Source code of charts:
-*-

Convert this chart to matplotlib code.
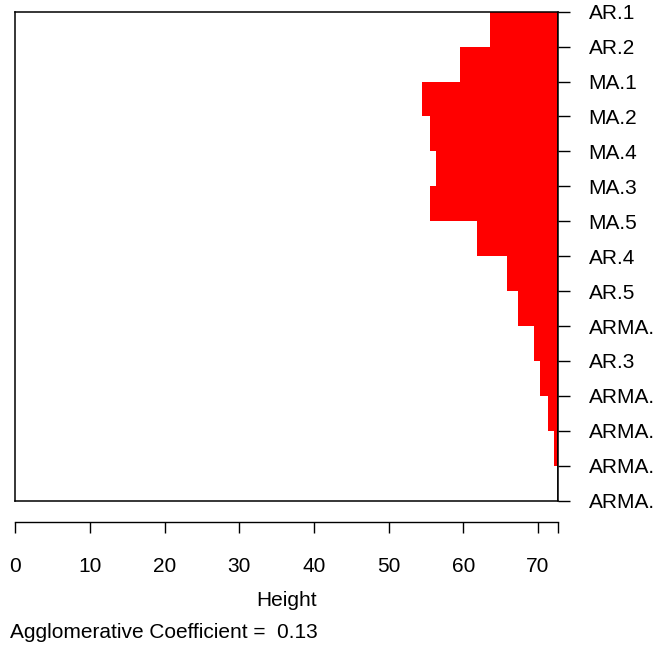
import matplotlib
matplotlib.use("Agg")
import matplotlib.pyplot as plt

plt.rcParams['font.family'] = ['Liberation Sans', 'DejaVu Sans']

# Banner data: order of observations (as printed, long names cut at the
# device edge) and merge heights between neighbours
labels = ["AR.1", "AR.2", "MA.1", "MA.2", "MA.4", "MA.3", "MA.5", "AR.4",
          "AR.5", "ARMA.", "AR.3", "ARMA.", "ARMA.", "ARMA.", "ARMA."]
heights = [63.6, 59.6, 54.5, 55.6, 56.3, 55.5, 61.8, 65.9,
           67.4, 69.5, 70.3, 71.3, 72.1, 72.7]
x_ticks = [0, 10, 20, 30, 40, 50, 60, 70]
ac = 0.13

FS = 15
W, H = 660, 651
fig = plt.figure(figsize=(W / 100, H / 100), dpi=100)

left, right = 15.3 / W, 558 / W
top, bottom = 1 - 11.7 / H, 1 - 500.7 / H
ax = fig.add_axes([left, bottom, right - left, top - bottom])

hmax = max(heights)
n = len(labels)
ypos = [i + 0.5 for i in range(n - 1)]
ax.barh(ypos, [hmax - h for h in heights], left=heights, height=1.0,
        color='red', edgecolor='none')
ax.axvline(hmax, color='black', lw=1.2)

ax.set_xlim(0, hmax)
ax.set_ylim(n - 1, 0)
for s in ax.spines.values():
    s.set_linewidth(1.1)

ax.set_xticks([])
ax.yaxis.tick_right()
ax.set_yticks(range(n))
ax.set_yticklabels(labels, fontsize=FS)
ax.tick_params(axis='y', direction='out', length=8.6, width=1.0, pad=13.5)

# separate height axis below the box
ax2 = fig.add_axes([left, 1 - 522 / H, right - left, 0.0001])
ax2.set_xlim(0, hmax)
ax2.set_yticks([])
for k in ['top', 'left', 'right']:
    ax2.spines[k].set_visible(False)
ax2.spines['bottom'].set_bounds(0, hmax)
ax2.spines['bottom'].set_linewidth(1.0)
ax2.patch.set_visible(False)
ax2.set_xticks(x_ticks + [hmax])
ax2.set_xticklabels([str(t) for t in x_ticks] + [""], fontsize=FS)
ax2.tick_params(axis='x', direction='out', length=8, width=1.0, pad=17)

fig.text((left + right) / 2, 1 - 600 / H, "Height", ha='center', va='center',
         fontsize=FS)
fig.text(10 / W, 1 - 633 / H, f"Agglomerative Coefficient =  {ac:.2f}",
         ha='left', va='center', fontsize=FS)

fig.savefig("out.png", dpi=100)
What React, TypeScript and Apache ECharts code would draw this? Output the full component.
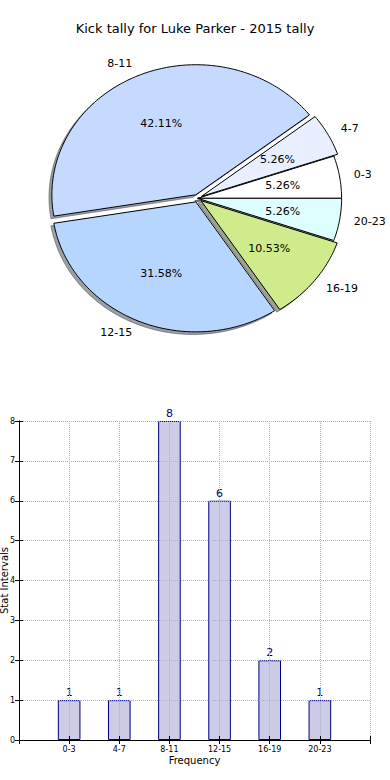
import React, { useEffect, useRef } from 'react';
import * as echarts from 'echarts';

const titleText = 'Kick tally for Luke Parker - 2015 tally';
const categories = ['0-3', '4-7', '8-11', '12-15', '16-19', '20-23'];
const counts = [1, 1, 8, 6, 2, 1];
const sliceColors = ['#FFFFFF', '#E9EFFF', '#C6DAFF', '#B6D5FF', '#D0EB8B', '#DDFFFF'];
const explode = [0, 0.03, 0.03, 0.03, 0.03, 0];
const barPositions = [1, 2, 3, 4, 5, 6];
const xAxisName = 'Frequency';
const yAxisName = 'Stat Intervals';

const FONT = 'DejaVu Sans';

function hexToRgb(h: string) {
  const n = parseInt(h.slice(1), 16);
  return [(n >> 16) & 255, (n >> 8) & 255, n & 255];
}

export default function App() {
  const ref = useRef<HTMLDivElement>(null);
  useEffect(() => {
    if (!ref.current) return;
    const chart = echarts.init(ref.current, undefined, { renderer: 'svg' });
    const total = counts.reduce((a, b) => a + b, 0);
    const starts: number[] = [];
    let acc = 0;
    counts.forEach((v) => {
      starts.push((acc / total) * 360);
      acc += v;
    });

    const wedge = (api: any, i: number, dx: number, dy: number) => {
      const t1 = starts[i];
      const t2 = t1 + (counts[i] / total) * 360;
      const mid = ((t1 + t2) / 2) * Math.PI / 180;
      const ox = explode[i] * Math.cos(mid) + dx;
      const oy = explode[i] * Math.sin(mid) + dy;
      const pts: number[][] = [api.coord([ox, oy])];
      const n = Math.max(4, Math.ceil(t2 - t1));
      for (let k = 0; k <= n; k++) {
        const a = (t1 + ((t2 - t1) * k) / n) * Math.PI / 180;
        pts.push(api.coord([ox + Math.cos(a), oy + Math.sin(a)]));
      }
      return { pts, ox, oy, mid };
    };

    const pieData = counts.map((v, i) => [i, v]);

    const option: any = {
      animation: false,
      title: {
        text: titleText,
        left: 'center',
        top: 17,
        textStyle: { fontSize: 13, fontWeight: 'normal', color: '#000', fontFamily: FONT },
      },
      grid: [
        { left: 17.6, top: 42.3, width: 360, height: 312, show: false, containLabel: false, outerBoundsMode: 'none' },
        { left: 19, top: 421, width: 351, height: 319, containLabel: false, outerBoundsMode: 'none' },
      ],
      xAxis: [
        { gridIndex: 0, type: 'value', min: -1.25, max: 1.25, show: false },
        {
          gridIndex: 1, type: 'value', min: 0, max: 7, interval: 1, z: 5,
          name: xAxisName, nameLocation: 'middle', nameGap: 15, nameMoveOverlap: false,
          nameTextStyle: { fontSize: 10, color: '#000', fontFamily: FONT },
          axisLine: { show: true, lineStyle: { color: '#000', width: 1 } },
          axisTick: { show: true, inside: true, length: 4, lineStyle: { color: '#000' } },
          axisLabel: {
            fontSize: 8, color: '#000', fontFamily: FONT, margin: 5,
            showMinLabel: true, showMaxLabel: true,
            formatter: (v: number) => {
              const idx = barPositions.indexOf(v);
              return idx >= 0 ? categories[idx] : '';
            },
          },
          splitLine: { show: true, lineStyle: { color: '#b0b0b0', type: 'dotted', width: 1 } },
        },
        {
          gridIndex: 1, type: 'value', min: 0, max: 7, interval: 1, position: 'top', z: 5,
          axisLine: { show: true, lineStyle: { color: '#000', width: 1 } },
          axisTick: { show: true, inside: true, length: 4, lineStyle: { color: '#000' } },
          axisLabel: { show: false },
          splitLine: { show: false },
        },
      ],
      yAxis: [
        { gridIndex: 0, type: 'value', min: -1.2, max: 1.2, show: false },
        {
          gridIndex: 1, type: 'value', min: 0, max: 8, interval: 1, z: 5,
          name: yAxisName, nameLocation: 'middle', nameGap: 10, nameMoveOverlap: false,
          nameTextStyle: { fontSize: 10, color: '#000', fontFamily: FONT },
          axisLine: { show: true, lineStyle: { color: '#000', width: 1 } },
          axisTick: { show: true, inside: true, length: 4, lineStyle: { color: '#000' } },
          axisLabel: { fontSize: 8, color: '#000', fontFamily: FONT, margin: 4 },
          splitLine: { show: true, lineStyle: { color: '#b0b0b0', type: 'dotted', width: 1 } },
        },
        {
          gridIndex: 1, type: 'value', min: 0, max: 8, interval: 1, position: 'right', z: 5,
          axisLine: { show: true, lineStyle: { color: '#000', width: 1 } },
          axisTick: { show: true, inside: true, length: 4, lineStyle: { color: '#000' } },
          axisLabel: { show: false },
          splitLine: { show: false },
        },
      ],
      series: [
        {
          type: 'custom',
          xAxisIndex: 0,
          yAxisIndex: 0,
          z: 1,
          silent: true,
          data: pieData,
          renderItem: (params: any, api: any) => {
            const i = params.dataIndex;
            const { pts } = wedge(api, i, -0.02, -0.02);
            const [r, g, b] = hexToRgb(sliceColors[i]);
            const c = `rgba(${Math.round(r * 0.3)},${Math.round(g * 0.3)},${Math.round(b * 0.3)},0.5)`;
            return {
              type: 'polygon',
              shape: { points: pts },
              style: { fill: c, stroke: c, lineWidth: 1 },
            };
          },
        },
        {
          type: 'custom',
          xAxisIndex: 0,
          yAxisIndex: 0,
          z: 2,
          silent: true,
          data: pieData,
          renderItem: (params: any, api: any) => {
            const i = params.dataIndex;
            const { pts, ox, oy, mid } = wedge(api, i, 0, 0);
            const lp = api.coord([ox + 1.1 * Math.cos(mid), oy + 1.1 * Math.sin(mid)]);
            const pp = api.coord([ox + 0.6 * Math.cos(mid), oy + 0.6 * Math.sin(mid)]);
            const pct = ((counts[i] / total) * 100).toFixed(2) + '%';
            return {
              type: 'group',
              children: [
                {
                  type: 'polygon',
                  shape: { points: pts },
                  style: { fill: sliceColors[i], stroke: '#000', lineWidth: 1, lineJoin: 'miter' },
                },
                {
                  type: 'text',
                  x: lp[0],
                  y: lp[1],
                  style: {
                    text: categories[i],
                    fill: '#000',
                    fontSize: 11,
                    fontFamily: FONT,
                    align: Math.cos(mid) > 0 ? 'left' : 'right',
                    verticalAlign: 'middle',
                  },
                },
                {
                  type: 'text',
                  x: pp[0],
                  y: pp[1],
                  style: {
                    text: pct,
                    fill: '#000',
                    fontSize: 11,
                    fontFamily: FONT,
                    align: 'center',
                    verticalAlign: 'middle',
                  },
                },
              ],
            };
          },
        },
        {
          type: 'bar',
          xAxisIndex: 1,
          yAxisIndex: 1,
          barWidth: 22.6,
          data: barPositions.map((p, i) => [p, counts[i]]),
          itemStyle: { color: 'rgba(0,0,128,0.2)', borderColor: '#000080', borderWidth: 1 },
          label: {
            show: true,
            position: 'top',
            distance: 2,
            color: '#000080',
            fontSize: 11,
            fontFamily: FONT,
            formatter: (p: any) => String(p.value[1]),
          },
        },
      ],
    };
    chart.setOption(option);
    return () => chart.dispose();
  }, []);
  return (
    <div
      ref={ref}
      style={{ position: 'absolute', left: 0, top: 0, width: 390, height: 780, background: '#fff' }}
    />
  );
}
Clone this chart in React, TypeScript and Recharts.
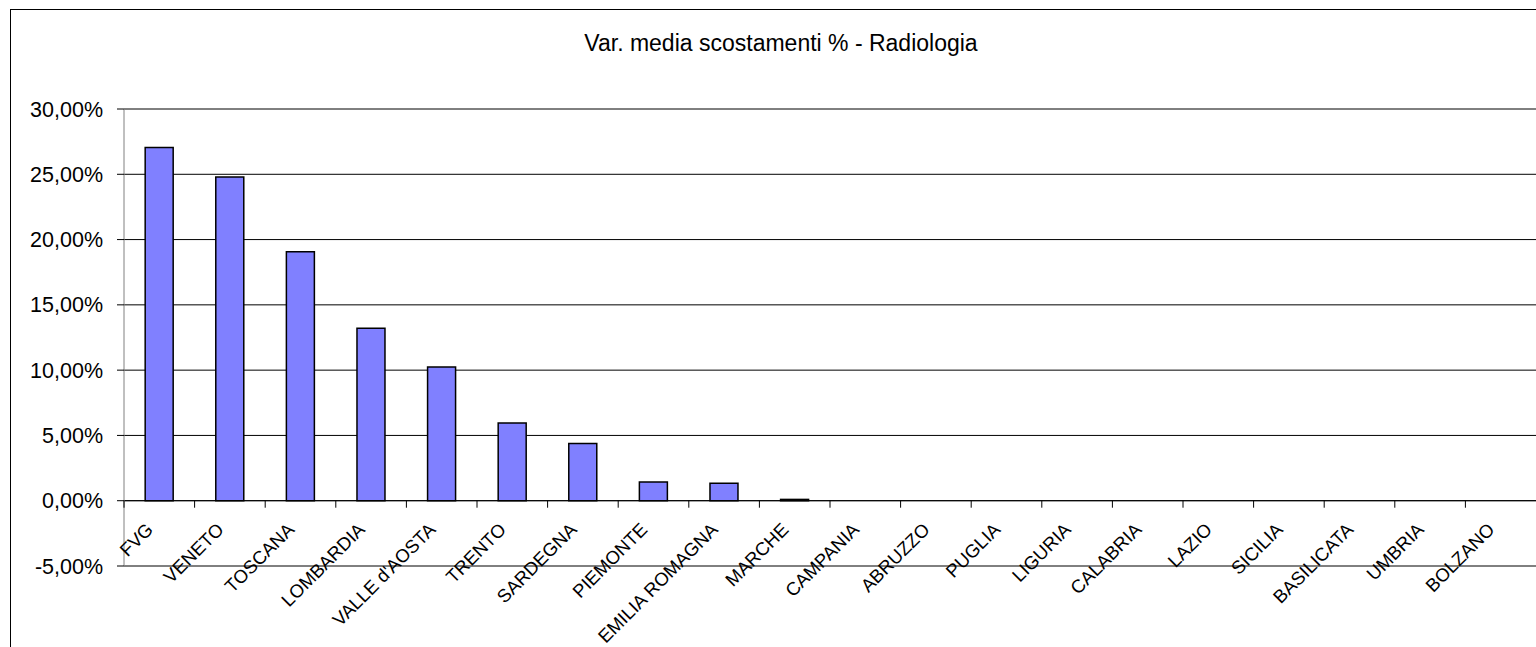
import { Bar, BarChart, CartesianGrid, ReferenceLine, XAxis, YAxis } from "recharts";

const regions = [
  "FVG",
  "VENETO",
  "TOSCANA",
  "LOMBARDIA",
  "VALLE d'AOSTA",
  "TRENTO",
  "SARDEGNA",
  "PIEMONTE",
  "EMILIA ROMAGNA",
  "MARCHE",
  "CAMPANIA",
  "ABRUZZO",
  "PUGLIA",
  "LIGURIA",
  "CALABRIA",
  "LAZIO",
  "SICILIA",
  "BASILICATA",
  "UMBRIA",
  "BOLZANO",
];

const variations = [
  0.2705, 0.248, 0.1907, 0.132, 0.1024, 0.0595, 0.0439, 0.0143, 0.0133, 0.001,
  0, 0, 0, 0, 0, 0, 0, 0, 0, 0,
];

const yTicks = [-0.05, 0, 0.05, 0.1, 0.15, 0.2, 0.25, 0.3];

const data = regions.map((name, i) => ({ name, value: variations[i] }));

const WIDTH = 1536;
const HEIGHT = 647;
const TOP = 109;
const AXIS_W = 124;
const XAXIS_H = 81;
const PLOT_H = HEIGHT - TOP - XAXIS_H;
const BAND = (WIDTH - AXIS_W) / regions.length;
const ZERO_Y = TOP + (PLOT_H * 0.3) / 0.35;

function formatPercent(v: number) {
  return (v * 100).toFixed(2).replace(".", ",") + "%";
}

// category labels sit under the 0% line, not under the bottom of the plot
function CategoryTick(props: any) {
  const { x, payload } = props;
  const left = x - BAND / 2;
  const ax = x - 5;
  const ay = ZERO_Y + 30;
  return (
    <g>
      <line x1={left} x2={left} y1={ZERO_Y} y2={ZERO_Y + 7} stroke="#000" />
      <text
        x={ax}
        y={ay}
        textAnchor="end"
        transform={`rotate(-45 ${ax} ${ay})`}
        fontSize={18.5}
        fill="#000"
        fontFamily="Liberation Sans, Arial, sans-serif"
      >
        {payload.value}
      </text>
    </g>
  );
}

export default function App() {
  return (
    <div
      style={{
        position: "absolute",
        left: 0,
        top: 0,
        width: WIDTH,
        height: HEIGHT,
        overflow: "hidden",
        background: "#fff",
        fontFamily: "Liberation Sans, Arial, sans-serif",
      }}
    >
      <div
        style={{
          position: "absolute",
          left: 10,
          top: 9,
          width: WIDTH + 20,
          height: HEIGHT + 20,
          borderLeft: "1.5px solid #000",
          borderTop: "1.5px solid #000",
        }}
      />
      <div
        style={{
          position: "absolute",
          left: 0,
          width: 1562,
          top: 30,
          textAlign: "center",
          fontSize: 23,
          color: "#000",
        }}
      >
        Var. media scostamenti % - Radiologia
      </div>
      <div style={{ position: "absolute", left: 0, top: 0 }}>
        <BarChart
          width={WIDTH}
          height={HEIGHT}
          data={data}
          margin={{ top: TOP, right: 0, bottom: 0, left: 0 }}
          barCategoryGap="30%"
        >
          <CartesianGrid vertical={false} stroke="#000" />
          <XAxis
            dataKey="name"
            height={XAXIS_H}
            interval={0}
            axisLine={false}
            tickLine={false}
            tick={<CategoryTick />}
          />
          <YAxis
            width={AXIS_W}
            domain={[-0.05, 0.3]}
            ticks={yTicks}
            tickFormatter={formatPercent}
            tickSize={7}
            tickMargin={14}
            axisLine={{ stroke: "#808080" }}
            tickLine={{ stroke: "#000" }}
            tick={{ fill: "#000", fontSize: 21.5 }}
          />
          <ReferenceLine y={0} stroke="#000" />
          <Bar
            dataKey="value"
            fill="#8080FF"
            stroke="#000"
            strokeWidth={1.5}
            isAnimationActive={false}
          />
        </BarChart>
      </div>
    </div>
  );
}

-*-

Given problem:
Begin at the first line of the records and please reproduce every line exactly through the one containing "plt.rcParams['font.family'] = ['Liberation", leaving all pictures out.

Answer below:
Convert this chart to matplotlib code.
import matplotlib
matplotlib.use("Agg")
import matplotlib.pyplot as plt

plt.rcParams['font.family'] = ['Liberation Sans', 'DejaVu Sans']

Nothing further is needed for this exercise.